The location and spacing of the flights inside the aggregates drum and the RAP drum was modelled so as to optimise material flow and to ensure the materials received the most efficient heat distribution. Sensors were also fitted at various points in the drums, heat transfer system, mixer and baghouse, to monitor temperatures throughout the plant during operation. Bologna University also helped with the study for the flight positioning, as well as assisting in evaluating the temperatures recorded by the sensors inside the plant.
This new plant has been developed to meet a need to optimise the use of RAP in asphalt mixes which is strong in the road building sector. Ferrini explained that RAP provides a cost-effective source of material for road builders and is also environmentally beneficial but it has to allow the production of high-quality asphalt. He said that in many instances the quality of the stone in the RAP is of premium quality, something that can be determined by testing, helping boost the quality of the output. What is crucial is ensuring that the asphalt manufacturing process is optimised when using RAP, while additives may also be required to address potential issues with ageing.
Heating RAP properly is crucial as too much heat or a direct flame can result in the valuable bitumen content being burned off, and also generating more fumes. Ferrini said that by using a single burner in the first drum to heat the virgin feed material only, there is no risk of overheating the RAP entering the second drum. Heat from the first drum is said to be transferred efficiently to the second drum, allowing the RAP to be heated effectively. Meanwhile, heavily insulated piping from the end of the second drum then reroutes remaining heat back to the first drum, further increasing overall efficiency. And both drums are also heavily insulated to retain heat and reduce losses in the system.
The heat recirculation system involves patented technology and the plant has a 6tonne mixer that allows a high percentage of RAP to be mixed in the feed.
Because the plant relies on a single burner only, it requires less maintenance but perhaps more importantly, it also uses considerably less fuel than a plant with a similar output that is features twin burners. According to Ferrini, the Master Tower uses up to 30% less fuel than a comparable twin burner plant, leading to substantial savings in running costs.
Another key feature of the Master Tower is its filtration system, which is designed to minimise dust emissions. Each drum has its own pre-separation system to extract dust and fumes and direct these to the baghouse for filtration.

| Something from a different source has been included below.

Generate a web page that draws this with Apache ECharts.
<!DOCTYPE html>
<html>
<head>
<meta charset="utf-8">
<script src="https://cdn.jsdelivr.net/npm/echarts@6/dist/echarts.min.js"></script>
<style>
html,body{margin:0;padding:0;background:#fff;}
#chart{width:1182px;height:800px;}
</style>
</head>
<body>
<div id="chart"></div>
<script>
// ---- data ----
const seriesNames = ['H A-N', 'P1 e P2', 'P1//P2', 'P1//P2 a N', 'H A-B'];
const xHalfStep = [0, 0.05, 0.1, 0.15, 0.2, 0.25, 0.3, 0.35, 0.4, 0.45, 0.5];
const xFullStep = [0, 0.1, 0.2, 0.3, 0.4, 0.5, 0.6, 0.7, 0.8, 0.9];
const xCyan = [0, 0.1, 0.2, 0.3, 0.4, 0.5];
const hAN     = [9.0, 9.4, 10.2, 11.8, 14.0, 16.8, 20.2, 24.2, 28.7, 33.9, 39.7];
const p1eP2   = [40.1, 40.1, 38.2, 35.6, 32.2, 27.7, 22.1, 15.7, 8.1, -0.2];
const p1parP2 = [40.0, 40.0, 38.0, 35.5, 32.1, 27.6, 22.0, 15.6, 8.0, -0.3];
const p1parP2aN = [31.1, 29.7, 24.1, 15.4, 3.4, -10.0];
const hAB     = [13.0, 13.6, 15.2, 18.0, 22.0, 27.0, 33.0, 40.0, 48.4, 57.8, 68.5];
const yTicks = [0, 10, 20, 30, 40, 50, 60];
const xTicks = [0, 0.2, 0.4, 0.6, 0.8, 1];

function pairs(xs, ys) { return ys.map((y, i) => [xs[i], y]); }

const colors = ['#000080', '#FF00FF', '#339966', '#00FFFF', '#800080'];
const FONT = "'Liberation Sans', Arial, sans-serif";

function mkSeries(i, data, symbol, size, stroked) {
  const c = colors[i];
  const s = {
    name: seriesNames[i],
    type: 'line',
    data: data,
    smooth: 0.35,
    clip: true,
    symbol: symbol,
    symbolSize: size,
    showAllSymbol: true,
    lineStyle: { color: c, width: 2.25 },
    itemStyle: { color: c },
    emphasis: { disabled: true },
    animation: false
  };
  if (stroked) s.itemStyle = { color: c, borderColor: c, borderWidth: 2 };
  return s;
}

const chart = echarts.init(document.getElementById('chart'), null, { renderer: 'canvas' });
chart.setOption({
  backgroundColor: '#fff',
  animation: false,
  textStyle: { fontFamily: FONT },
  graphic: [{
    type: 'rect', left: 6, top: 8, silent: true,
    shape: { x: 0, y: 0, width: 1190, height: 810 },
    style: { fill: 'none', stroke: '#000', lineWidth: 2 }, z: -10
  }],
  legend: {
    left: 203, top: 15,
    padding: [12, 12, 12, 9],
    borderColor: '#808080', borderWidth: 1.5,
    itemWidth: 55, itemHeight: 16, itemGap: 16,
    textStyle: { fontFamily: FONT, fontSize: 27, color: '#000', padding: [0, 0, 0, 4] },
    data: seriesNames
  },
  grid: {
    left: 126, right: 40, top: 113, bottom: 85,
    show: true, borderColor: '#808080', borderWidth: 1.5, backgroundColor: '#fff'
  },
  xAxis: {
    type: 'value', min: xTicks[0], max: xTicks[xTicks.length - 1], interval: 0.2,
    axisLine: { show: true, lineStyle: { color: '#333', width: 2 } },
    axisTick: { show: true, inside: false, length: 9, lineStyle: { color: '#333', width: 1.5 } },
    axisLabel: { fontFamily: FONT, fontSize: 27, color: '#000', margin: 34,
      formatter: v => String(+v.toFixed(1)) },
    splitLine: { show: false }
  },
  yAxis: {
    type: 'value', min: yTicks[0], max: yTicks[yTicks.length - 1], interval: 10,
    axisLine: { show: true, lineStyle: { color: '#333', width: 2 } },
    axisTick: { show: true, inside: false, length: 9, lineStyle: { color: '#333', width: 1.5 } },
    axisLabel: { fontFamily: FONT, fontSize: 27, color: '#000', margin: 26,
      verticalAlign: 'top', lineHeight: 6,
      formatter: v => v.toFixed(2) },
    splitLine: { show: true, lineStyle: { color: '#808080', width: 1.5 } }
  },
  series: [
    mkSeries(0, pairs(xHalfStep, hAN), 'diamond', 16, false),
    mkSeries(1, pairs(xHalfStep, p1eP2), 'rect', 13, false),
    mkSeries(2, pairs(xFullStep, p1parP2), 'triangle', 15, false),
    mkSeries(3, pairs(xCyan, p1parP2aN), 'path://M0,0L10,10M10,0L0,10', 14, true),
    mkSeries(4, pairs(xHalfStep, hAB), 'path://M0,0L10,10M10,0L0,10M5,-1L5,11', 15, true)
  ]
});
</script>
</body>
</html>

Because the temperatures in the second drum are optimised to ensure that no bitumen is burned off, emissions are further reduced. The plant has a high-capacity filter bag system is designed to remove dust and Ferrini said, “All the fumes produced in asphalt production are treated.”

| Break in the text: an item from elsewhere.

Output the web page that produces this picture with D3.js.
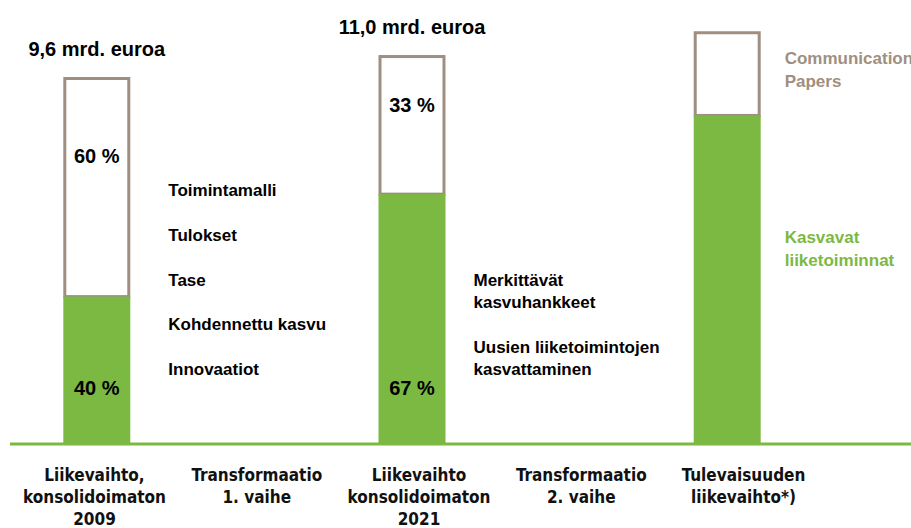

According to Marini, this plant has amongst the lowest emissions of any asphalt production facility yet built, easily meeting existing requirements.
The control system is crucial to the new plant. Ferrini explained that around 50% of the development work carried out on the plant was focussed on the control system. He said, “It’s a totally new software.”
The sophisticated software offers versatility, allowing the user to switch recipes from batch to batch. The design of the plant allows it to operate with just virgin materials, or up to 100% RAP in the feed. In theory the plant could be used to produce a base course featuring a 90% RAP content, followed immediately by a wearing course featuring a 90% virgin materials content.
Measuring 45m high and 25m long for site use, the plant also features storage silos located to the side. However, Ferrini commented that given its 300tonnes/hour output, the plant is comparatively compact.